In our kernel profiles, we never saw dst->refcnt changes being a
serious problem.

>
> 2) atomic_inc_not_zero()
>
> A reference on dst_entry:__refcnt is acquired via
> atomic_inc_not_zero() and released via atomic_dec_return().
>
> atomic_inc_not_zero() is implemted via a atomic_try_cmpxchg() loop,
> which exposes O(N^2) behaviour under contention with N concurrent
> operations.
>
> Lightweight instrumentation exposed an average of 8!! retry loops per
> atomic_inc_not_zero() invocation in a userspace inc()/dec() loop
> running concurrently on 112 CPUs.

User space benchmark <> kernel space.
And we tend not using 112 cpus for kernel stack processing.

Again, concurrent dst->refcnt changes are quite unlikely.

>
> There is nothing which can be done to make atomic_inc_not_zero() more
> scalable.
>
> The following series addresses these issues:
>
> 1) Reorder and pad struct dst_entry to prevent the false sharing.
>
> 2) Implement and use a reference count implementation which avoids the
> atomic_inc_not_zero() problem.
>
> It is slightly less performant in the case of the final 1 -> 0
> transition, but the deconstruction of these objects is a low
> frequency event. get()/put() pairs are in the hotpath and that's
> what this implementation optimizes for.
>
> The algorithm of this reference count is only suitable for RCU
> managed objects. Therefore it cannot replace the refcount_t
> algorithm, which is also based on atomic_inc_not_zero(), due to a
> subtle race condition related to the 1 -> 0 transition and the final
> verdict to mark the reference count dead. See details in patch 2/3.
>
> It might be just my lack of imagination which declares this to be
> impossible and I'd be happy to be proven wrong.
>
> As a bonus the new rcuref implementation provides underflow/overflow
> detection and mitigation while being performance wise on par with
> open coded atomic_inc_not_zero() / atomic_dec_return() pairs even in
> the non-contended case.
>
> The combination of these two changes results in performance gains in micro
> benchmarks and also localhost and networked memtier benchmarks talking to
> memcached.
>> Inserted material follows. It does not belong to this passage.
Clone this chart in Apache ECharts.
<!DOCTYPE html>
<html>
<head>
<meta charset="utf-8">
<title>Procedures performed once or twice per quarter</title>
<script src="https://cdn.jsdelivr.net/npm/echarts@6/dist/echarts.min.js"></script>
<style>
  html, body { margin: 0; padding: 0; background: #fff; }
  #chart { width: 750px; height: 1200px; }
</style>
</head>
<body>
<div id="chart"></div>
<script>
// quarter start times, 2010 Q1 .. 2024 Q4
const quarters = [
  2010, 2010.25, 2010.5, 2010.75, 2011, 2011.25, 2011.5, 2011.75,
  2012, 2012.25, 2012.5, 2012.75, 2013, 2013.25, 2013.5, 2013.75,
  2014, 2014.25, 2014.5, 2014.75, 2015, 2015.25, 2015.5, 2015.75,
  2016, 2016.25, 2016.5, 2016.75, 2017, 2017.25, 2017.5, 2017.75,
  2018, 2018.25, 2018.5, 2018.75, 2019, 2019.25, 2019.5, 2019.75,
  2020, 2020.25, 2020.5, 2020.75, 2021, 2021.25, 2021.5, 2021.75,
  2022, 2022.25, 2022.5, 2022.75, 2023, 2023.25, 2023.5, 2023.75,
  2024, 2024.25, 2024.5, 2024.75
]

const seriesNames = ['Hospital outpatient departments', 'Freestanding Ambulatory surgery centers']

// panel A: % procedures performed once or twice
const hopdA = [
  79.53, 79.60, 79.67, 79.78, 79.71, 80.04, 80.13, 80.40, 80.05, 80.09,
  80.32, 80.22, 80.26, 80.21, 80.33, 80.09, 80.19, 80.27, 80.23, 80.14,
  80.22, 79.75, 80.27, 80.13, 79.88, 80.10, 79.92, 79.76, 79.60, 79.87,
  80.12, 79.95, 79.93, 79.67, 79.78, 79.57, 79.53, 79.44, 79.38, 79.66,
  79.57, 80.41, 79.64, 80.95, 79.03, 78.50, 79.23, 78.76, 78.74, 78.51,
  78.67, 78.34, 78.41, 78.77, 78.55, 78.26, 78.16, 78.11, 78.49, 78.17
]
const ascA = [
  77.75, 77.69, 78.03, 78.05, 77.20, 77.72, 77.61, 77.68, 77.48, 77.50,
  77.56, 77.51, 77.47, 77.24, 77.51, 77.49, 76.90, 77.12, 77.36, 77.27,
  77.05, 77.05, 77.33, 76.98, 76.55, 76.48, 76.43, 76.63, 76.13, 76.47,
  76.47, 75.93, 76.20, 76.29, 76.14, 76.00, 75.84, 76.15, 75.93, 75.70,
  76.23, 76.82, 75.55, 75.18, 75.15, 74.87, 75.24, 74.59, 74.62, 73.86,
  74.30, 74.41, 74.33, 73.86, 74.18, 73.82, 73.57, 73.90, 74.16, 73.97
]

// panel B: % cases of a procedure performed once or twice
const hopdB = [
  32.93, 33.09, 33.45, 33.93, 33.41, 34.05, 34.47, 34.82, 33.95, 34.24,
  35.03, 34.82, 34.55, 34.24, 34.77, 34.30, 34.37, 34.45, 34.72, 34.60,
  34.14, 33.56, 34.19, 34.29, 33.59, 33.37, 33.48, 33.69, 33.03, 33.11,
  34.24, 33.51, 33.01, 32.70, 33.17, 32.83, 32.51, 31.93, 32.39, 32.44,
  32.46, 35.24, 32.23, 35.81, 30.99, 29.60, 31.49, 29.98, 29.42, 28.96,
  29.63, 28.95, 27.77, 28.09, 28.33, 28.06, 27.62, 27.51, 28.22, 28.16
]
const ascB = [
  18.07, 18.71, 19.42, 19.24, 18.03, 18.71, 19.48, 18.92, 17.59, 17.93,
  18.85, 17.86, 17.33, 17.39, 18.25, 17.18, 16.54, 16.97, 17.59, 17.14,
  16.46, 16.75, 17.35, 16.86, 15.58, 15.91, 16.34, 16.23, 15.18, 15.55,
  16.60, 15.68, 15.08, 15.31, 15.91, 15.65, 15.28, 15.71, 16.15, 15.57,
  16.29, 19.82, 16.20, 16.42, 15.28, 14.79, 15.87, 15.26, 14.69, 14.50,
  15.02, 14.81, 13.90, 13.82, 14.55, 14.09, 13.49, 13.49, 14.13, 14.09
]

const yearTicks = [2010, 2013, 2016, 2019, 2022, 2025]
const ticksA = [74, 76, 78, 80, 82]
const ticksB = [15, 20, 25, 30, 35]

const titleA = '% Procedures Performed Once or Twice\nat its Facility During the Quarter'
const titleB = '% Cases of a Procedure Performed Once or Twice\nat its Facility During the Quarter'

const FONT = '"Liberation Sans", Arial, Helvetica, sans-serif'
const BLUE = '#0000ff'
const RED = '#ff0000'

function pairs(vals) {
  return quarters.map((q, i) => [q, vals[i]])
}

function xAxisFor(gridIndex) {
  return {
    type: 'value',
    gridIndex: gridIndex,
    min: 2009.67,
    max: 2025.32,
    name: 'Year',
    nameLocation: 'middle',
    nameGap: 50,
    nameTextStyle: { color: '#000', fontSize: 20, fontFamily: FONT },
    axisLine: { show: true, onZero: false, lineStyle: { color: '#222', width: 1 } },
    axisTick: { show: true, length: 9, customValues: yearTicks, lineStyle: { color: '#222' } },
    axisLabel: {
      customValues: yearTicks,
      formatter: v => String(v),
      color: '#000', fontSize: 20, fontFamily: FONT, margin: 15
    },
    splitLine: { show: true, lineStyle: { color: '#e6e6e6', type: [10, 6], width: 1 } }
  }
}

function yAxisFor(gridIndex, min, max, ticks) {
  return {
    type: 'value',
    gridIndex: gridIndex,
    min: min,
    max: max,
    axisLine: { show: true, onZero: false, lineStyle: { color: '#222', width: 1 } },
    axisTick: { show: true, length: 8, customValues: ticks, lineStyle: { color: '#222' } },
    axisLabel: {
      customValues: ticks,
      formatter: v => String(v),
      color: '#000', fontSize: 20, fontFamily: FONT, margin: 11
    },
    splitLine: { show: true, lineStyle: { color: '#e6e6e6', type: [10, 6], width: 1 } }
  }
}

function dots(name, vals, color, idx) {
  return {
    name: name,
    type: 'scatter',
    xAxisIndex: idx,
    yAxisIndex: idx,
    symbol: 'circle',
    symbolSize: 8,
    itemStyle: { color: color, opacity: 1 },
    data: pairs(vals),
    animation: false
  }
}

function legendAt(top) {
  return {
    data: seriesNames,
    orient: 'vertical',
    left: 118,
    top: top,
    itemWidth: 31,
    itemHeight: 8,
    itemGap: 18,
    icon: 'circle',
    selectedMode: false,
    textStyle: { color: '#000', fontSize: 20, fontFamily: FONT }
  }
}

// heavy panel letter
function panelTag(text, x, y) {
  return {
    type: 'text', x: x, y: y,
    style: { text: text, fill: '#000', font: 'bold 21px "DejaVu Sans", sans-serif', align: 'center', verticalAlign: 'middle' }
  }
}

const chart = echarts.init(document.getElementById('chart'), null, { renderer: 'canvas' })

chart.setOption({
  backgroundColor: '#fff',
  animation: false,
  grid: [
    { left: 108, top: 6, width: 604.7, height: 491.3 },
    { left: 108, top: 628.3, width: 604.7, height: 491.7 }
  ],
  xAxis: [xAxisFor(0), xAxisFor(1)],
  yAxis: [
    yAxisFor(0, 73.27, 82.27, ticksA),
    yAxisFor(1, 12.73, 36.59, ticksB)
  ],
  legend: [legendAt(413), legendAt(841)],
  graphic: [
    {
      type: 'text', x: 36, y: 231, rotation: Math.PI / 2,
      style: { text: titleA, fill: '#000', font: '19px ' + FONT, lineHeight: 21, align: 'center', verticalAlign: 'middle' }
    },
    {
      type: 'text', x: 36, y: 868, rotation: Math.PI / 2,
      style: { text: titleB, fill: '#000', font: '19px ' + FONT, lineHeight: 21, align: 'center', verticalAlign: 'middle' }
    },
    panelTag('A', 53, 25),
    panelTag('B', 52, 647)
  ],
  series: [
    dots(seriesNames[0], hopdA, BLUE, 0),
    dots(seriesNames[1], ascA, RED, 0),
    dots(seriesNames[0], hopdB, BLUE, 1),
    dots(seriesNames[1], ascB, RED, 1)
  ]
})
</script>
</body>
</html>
It's hard to quantify the benchmark results as they depend
> heavily on the micro-architecture and the number of concurrent operations.
>
> The overall gain of both changes for localhost memtier ranges from 1.2X to
> 3.2X and from +2% to %5% range for networked operations on a 1Gb connection.
>
> A micro benchmark which enforces maximized concurrency shows a gain between
> 1.2X and 4.7X!!!

Can you elaborate on what networking benchmark you have used,
and what actual gains you got ?

In which path access to dst->lwtstate proved to be a problem ?

>
> Obviously this is focussed on a particular problem and therefore needs to
> be discussed in detail. It also requires wider testing outside of the cases
> which this is focussed on.
>
> Though the false sharing issue is obvious and should be addressed
> independent of the more focussed reference count changes.
>
> The series is also available from git:
>
> git://git.kernel.org/pub/scm/linux/kernel/git/tglx/devel.git
>
> I want to say thanks to Wangyang who analyzed the issue and provided
> the initial fix for the false sharing problem. Further thanks go to
> Arjan Peter, Marc, Will and Borislav for valuable input and providing
> test results on machines which I do not have access to.
>
> Thoughts?

Initial feeling is that we need more details on the real workload.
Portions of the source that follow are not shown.